What you need to do:
Do not repeat pictures. Repeat exactly the lines of the listing below from its first line through the line with "const FS = 21;".

Records with drawing code:
◇ ◇ ◇ ◇ ◇

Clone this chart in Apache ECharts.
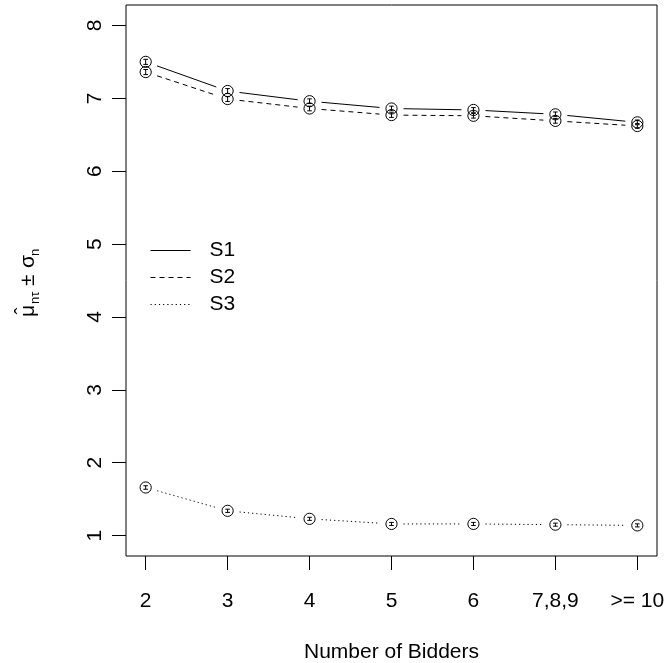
<!DOCTYPE html>
<html>
<head>
<meta charset="utf-8">
<script src="https://cdn.jsdelivr.net/npm/echarts@6/dist/echarts.min.js"></script>
<style>html,body{margin:0;padding:0;background:#fff}#c{width:667px;height:663px}</style>
</head>
<body>
<div id="c"></div>
<script>
// ---- data ----
const categories = ['2', '3', '4', '5', '6', '7,8,9', '>= 10'];
const xPositions = [1, 2, 3, 4, 5, 6, 7];
const yTicks = [1, 2, 3, 4, 5, 6, 7, 8];
const seriesNames = ['S1', 'S2', 'S3'];
const s1Mean = [7.50, 7.10, 6.96, 6.86, 6.84, 6.78, 6.67];
const s2Mean = [7.36, 6.99, 6.86, 6.77, 6.76, 6.69, 6.62];
const s3Mean = [1.66, 1.34, 1.23, 1.16, 1.16, 1.15, 1.14];
const s1Sd = [0.035, 0.033, 0.032, 0.032, 0.032, 0.032, 0.032];
const s2Sd = [0.035, 0.033, 0.032, 0.032, 0.032, 0.032, 0.032];
const s3Sd = [0.024, 0.022, 0.021, 0.021, 0.021, 0.021, 0.021];

const FONT = 'Liberation Sans, Arial, sans-serif';
const FS = 21;

function makeSeries(name, means, sds, dash) {
  return {
    type: 'custom',
    name: name,
    clip: false,
    data: means.map((v, i) => [xPositions[i], v, sds[i]]),
    renderItem: function (params, api) {
      const i = params.dataIndex;
      const x = api.value(0), y = api.value(1), sd = api.value(2);
      const p = api.coord([x, y]);
      const pt = api.coord([x, y + sd]);
      const pb = api.coord([x, y - sd]);
      const st = { stroke: '#000', fill: null, lineWidth: 1 };
      const children = [
        { type: 'circle', shape: { cx: p[0], cy: p[1], r: 5.6 }, style: st },
        { type: 'line', shape: { x1: p[0], y1: pt[1], x2: p[0], y2: pb[1] }, style: st },
        { type: 'line', shape: { x1: p[0] - 2.3, y1: pt[1], x2: p[0] + 2.3, y2: pt[1] }, style: st },
        { type: 'line', shape: { x1: p[0] - 2.3, y1: pb[1], x2: p[0] + 2.3, y2: pb[1] }, style: st }
      ];
      if (i < means.length - 1) {
        const q = api.coord([xPositions[i + 1], means[i + 1]]);
        const dx = q[0] - p[0], dy = q[1] - p[1];
        const len = Math.sqrt(dx * dx + dy * dy);
        const ux = dx / len, uy = dy / len;
        const gap = 12;
        children.push({
          type: 'line',
          shape: { x1: p[0] + ux * gap, y1: p[1] + uy * gap, x2: q[0] - ux * gap, y2: q[1] - uy * gap },
          style: { stroke: '#000', lineWidth: 1, lineDash: dash }
        });
      }
      return { type: 'group', children: children };
    }
  };
}

const chart = echarts.init(document.getElementById('c'), null, { renderer: 'canvas' });
const dashes = [null, [5, 4], [1.2, 3]];

const mainFont = FS + 'px ' + FONT;
const subFont = '13px ' + FONT;

const legendItems = [0, 1, 2].map(k => ({
  type: 'group',
  left: 148, top: 240 + k * 27,
  children: [
    { type: 'line', shape: { x1: 0, y1: 13, x2: 40, y2: 13 }, style: { stroke: '#000', lineWidth: 1, lineDash: dashes[k] } },
    { type: 'text', x: 59, y: 13, style: { text: seriesNames[k], fill: '#000', font: mainFont, textVerticalAlign: 'middle' } }
  ]
}));

function yText(str, x, y, font, align) {
  return { type: 'text', x: x, y: y, style: { text: str, fill: '#000', font: font, textAlign: align || 'left', textVerticalAlign: 'top' } };
}
const yTitle = {
  type: 'group',
  x: 37, y: 283,
  rotation: Math.PI / 2,
  children: [
    yText('μ', -34, -19, mainFont),
    yText('ˆ', -28, -24, mainFont, 'center'),
    yText('nτ', -21, -8, subFont),
    yText('±', -3, -19, mainFont),
    yText('σ', 15, -19, mainFont),
    yText('n', 27, -8, subFont)
  ]
};

chart.setOption({
  backgroundColor: '#fff',
  animation: false,
  textStyle: { fontFamily: FONT },
  grid: { left: 126, right: 10, top: 5, bottom: 107, show: true, borderColor: '#000', borderWidth: 1, backgroundColor: 'transparent', containLabel: false, outerBoundsMode: 'none' },
  xAxis: {
    type: 'value', min: 0.76, max: 7.24,
    axisLine: { show: false },
    splitLine: { show: false },
    axisTick: { show: true, customValues: xPositions, length: 14, lineStyle: { color: '#000' } },
    axisLabel: { customValues: xPositions, formatter: v => categories[Math.round(v) - 1], color: '#000', fontSize: FS, fontFamily: FONT, margin: 35 },
    name: 'Number of Bidders', nameLocation: 'middle', nameGap: 86,
    nameTextStyle: { color: '#000', fontSize: FS, fontFamily: FONT }
  },
  yAxis: {
    type: 'value', min: 0.72, max: 8.28,
    axisLine: { show: false },
    splitLine: { show: false },
    axisTick: { show: true, customValues: yTicks, length: 14, lineStyle: { color: '#000' } },
    axisLabel: { customValues: yTicks, rotate: 90, color: '#000', fontSize: FS, fontFamily: FONT, margin: 20 }
  },
  series: [
    makeSeries(seriesNames[0], s1Mean, s1Sd, dashes[0]),
    makeSeries(seriesNames[1], s2Mean, s2Sd, dashes[1]),
    makeSeries(seriesNames[2], s3Mean, s3Sd, dashes[2])
  ],
  graphic: legendItems.concat([yTitle])
});
</script>
</body>
</html>
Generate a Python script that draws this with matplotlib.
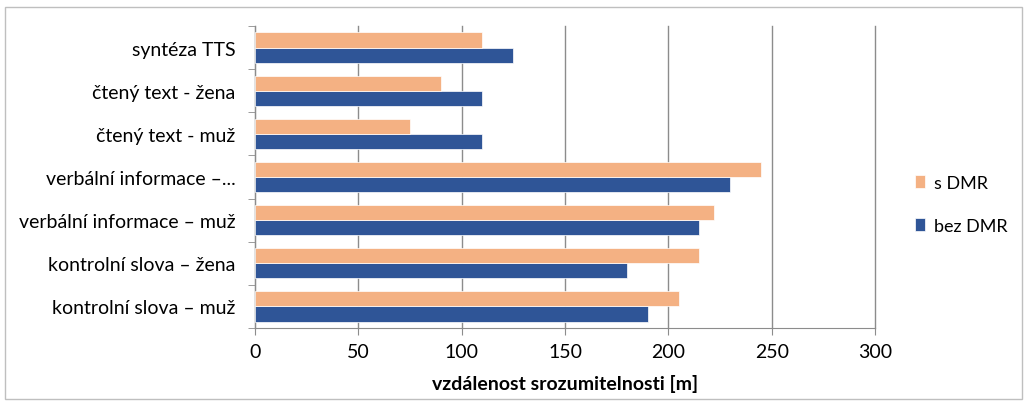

◇ ◇ ◇ ◇ ◇

Exercise answer:
Clone this chart in Apache ECharts.
<!DOCTYPE html>
<html>
<head>
<meta charset="utf-8">
<script src="https://cdn.jsdelivr.net/npm/echarts@6/dist/echarts.min.js"></script>
<style>html,body{margin:0;padding:0;background:#fff}#c{width:667px;height:663px}</style>
</head>
<body>
<div id="c"></div>
<script>
// ---- data ----
const categories = ['2', '3', '4', '5', '6', '7,8,9', '>= 10'];
const xPositions = [1, 2, 3, 4, 5, 6, 7];
const yTicks = [1, 2, 3, 4, 5, 6, 7, 8];
const seriesNames = ['S1', 'S2', 'S3'];
const s1Mean = [7.50, 7.10, 6.96, 6.86, 6.84, 6.78, 6.67];
const s2Mean = [7.36, 6.99, 6.86, 6.77, 6.76, 6.69, 6.62];
const s3Mean = [1.66, 1.34, 1.23, 1.16, 1.16, 1.15, 1.14];
const s1Sd = [0.035, 0.033, 0.032, 0.032, 0.032, 0.032, 0.032];
const s2Sd = [0.035, 0.033, 0.032, 0.032, 0.032, 0.032, 0.032];
const s3Sd = [0.024, 0.022, 0.021, 0.021, 0.021, 0.021, 0.021];

const FONT = 'Liberation Sans, Arial, sans-serif';
const FS = 21;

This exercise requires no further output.